-- start Exercise materials --
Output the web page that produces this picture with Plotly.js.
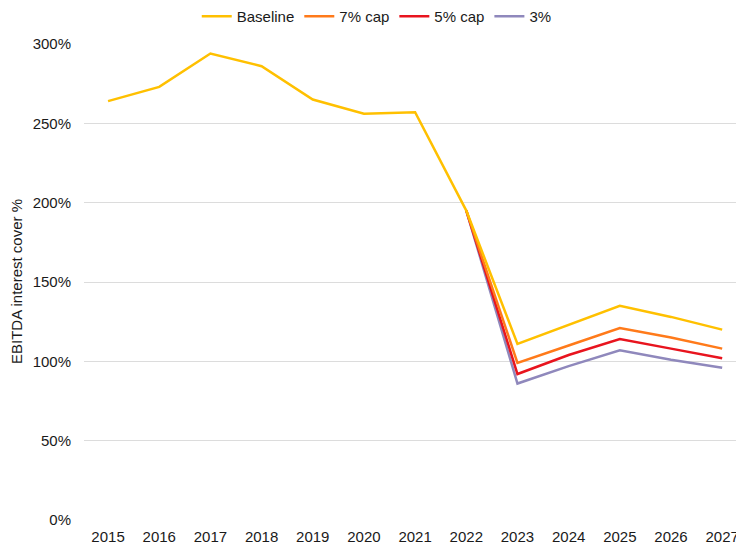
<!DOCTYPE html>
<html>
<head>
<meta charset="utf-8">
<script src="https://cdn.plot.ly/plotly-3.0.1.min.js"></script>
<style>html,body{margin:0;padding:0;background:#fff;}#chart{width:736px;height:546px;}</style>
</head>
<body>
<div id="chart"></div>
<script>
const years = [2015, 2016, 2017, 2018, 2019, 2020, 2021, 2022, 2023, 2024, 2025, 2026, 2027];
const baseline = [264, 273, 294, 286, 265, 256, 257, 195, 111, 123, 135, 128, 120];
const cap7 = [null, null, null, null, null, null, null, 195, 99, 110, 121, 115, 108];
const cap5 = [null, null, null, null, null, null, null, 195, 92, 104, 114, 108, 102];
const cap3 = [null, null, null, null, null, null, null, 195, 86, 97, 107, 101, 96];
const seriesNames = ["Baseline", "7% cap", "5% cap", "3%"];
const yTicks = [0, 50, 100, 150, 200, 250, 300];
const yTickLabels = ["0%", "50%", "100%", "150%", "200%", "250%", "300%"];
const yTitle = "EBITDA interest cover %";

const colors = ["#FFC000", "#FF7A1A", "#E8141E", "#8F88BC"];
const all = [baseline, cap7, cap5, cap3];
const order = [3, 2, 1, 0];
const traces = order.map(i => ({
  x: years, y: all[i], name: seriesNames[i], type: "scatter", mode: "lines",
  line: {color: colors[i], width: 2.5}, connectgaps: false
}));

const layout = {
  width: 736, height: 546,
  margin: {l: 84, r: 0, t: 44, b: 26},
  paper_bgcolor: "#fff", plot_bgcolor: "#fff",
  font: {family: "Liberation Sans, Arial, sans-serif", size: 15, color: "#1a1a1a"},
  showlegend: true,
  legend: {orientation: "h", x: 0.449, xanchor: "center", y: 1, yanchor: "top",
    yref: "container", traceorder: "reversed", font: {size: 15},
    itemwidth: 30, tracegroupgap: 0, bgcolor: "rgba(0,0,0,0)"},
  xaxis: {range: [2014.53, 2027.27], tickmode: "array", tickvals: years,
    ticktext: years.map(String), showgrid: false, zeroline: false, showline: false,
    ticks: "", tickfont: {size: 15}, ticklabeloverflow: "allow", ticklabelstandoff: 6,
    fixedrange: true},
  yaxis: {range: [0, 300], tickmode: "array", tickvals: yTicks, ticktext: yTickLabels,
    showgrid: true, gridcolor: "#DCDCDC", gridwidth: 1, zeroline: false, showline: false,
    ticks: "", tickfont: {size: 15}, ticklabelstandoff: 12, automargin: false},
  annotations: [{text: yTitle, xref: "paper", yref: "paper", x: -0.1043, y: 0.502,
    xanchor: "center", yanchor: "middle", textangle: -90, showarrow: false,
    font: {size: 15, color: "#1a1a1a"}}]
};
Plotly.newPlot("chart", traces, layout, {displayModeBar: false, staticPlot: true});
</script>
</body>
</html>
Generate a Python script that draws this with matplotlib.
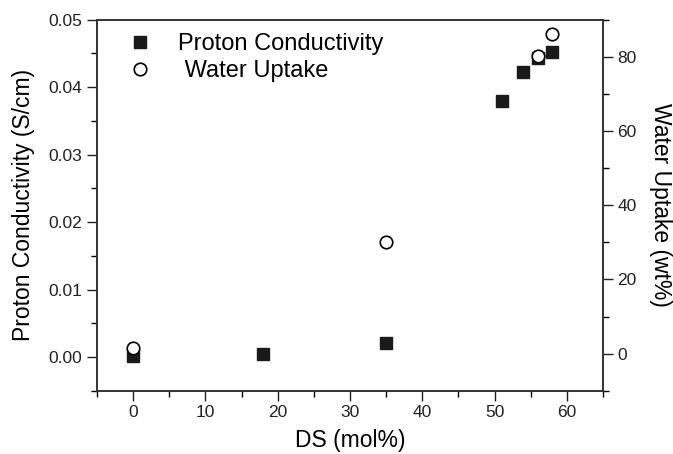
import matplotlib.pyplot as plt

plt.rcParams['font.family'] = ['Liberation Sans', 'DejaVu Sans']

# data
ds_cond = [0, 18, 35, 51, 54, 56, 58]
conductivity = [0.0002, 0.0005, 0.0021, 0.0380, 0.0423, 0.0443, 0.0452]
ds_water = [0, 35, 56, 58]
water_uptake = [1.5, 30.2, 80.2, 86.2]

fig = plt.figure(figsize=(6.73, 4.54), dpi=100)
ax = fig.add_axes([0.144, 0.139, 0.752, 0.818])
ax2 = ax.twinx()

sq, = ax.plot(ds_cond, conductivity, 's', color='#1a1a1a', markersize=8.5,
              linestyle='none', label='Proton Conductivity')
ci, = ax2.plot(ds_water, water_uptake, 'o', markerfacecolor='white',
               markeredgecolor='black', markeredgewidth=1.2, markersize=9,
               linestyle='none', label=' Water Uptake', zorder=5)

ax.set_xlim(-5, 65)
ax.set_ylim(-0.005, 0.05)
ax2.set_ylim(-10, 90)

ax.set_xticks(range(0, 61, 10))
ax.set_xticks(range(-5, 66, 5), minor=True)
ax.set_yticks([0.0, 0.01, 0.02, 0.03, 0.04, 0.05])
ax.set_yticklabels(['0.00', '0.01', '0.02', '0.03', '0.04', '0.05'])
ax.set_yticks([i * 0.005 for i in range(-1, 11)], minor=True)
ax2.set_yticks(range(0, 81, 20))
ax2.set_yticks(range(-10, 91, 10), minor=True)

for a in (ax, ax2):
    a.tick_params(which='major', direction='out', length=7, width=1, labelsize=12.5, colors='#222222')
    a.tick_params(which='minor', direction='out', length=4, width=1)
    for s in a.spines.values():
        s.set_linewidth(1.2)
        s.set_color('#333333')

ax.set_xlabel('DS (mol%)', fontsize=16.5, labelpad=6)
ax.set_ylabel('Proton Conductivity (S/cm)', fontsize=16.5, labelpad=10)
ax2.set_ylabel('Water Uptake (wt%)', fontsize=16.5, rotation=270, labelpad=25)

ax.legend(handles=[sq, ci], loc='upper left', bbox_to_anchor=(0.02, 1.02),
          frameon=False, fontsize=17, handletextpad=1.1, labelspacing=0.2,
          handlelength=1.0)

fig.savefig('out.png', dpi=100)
-- end Exercise materials --
__What is required__:
Read the lines above. Gather those in which the string "that" is found.

__Solved problem__:
Output the web page that produces this picture with Plotly.js.
Generate a Python script that draws this with matplotlib.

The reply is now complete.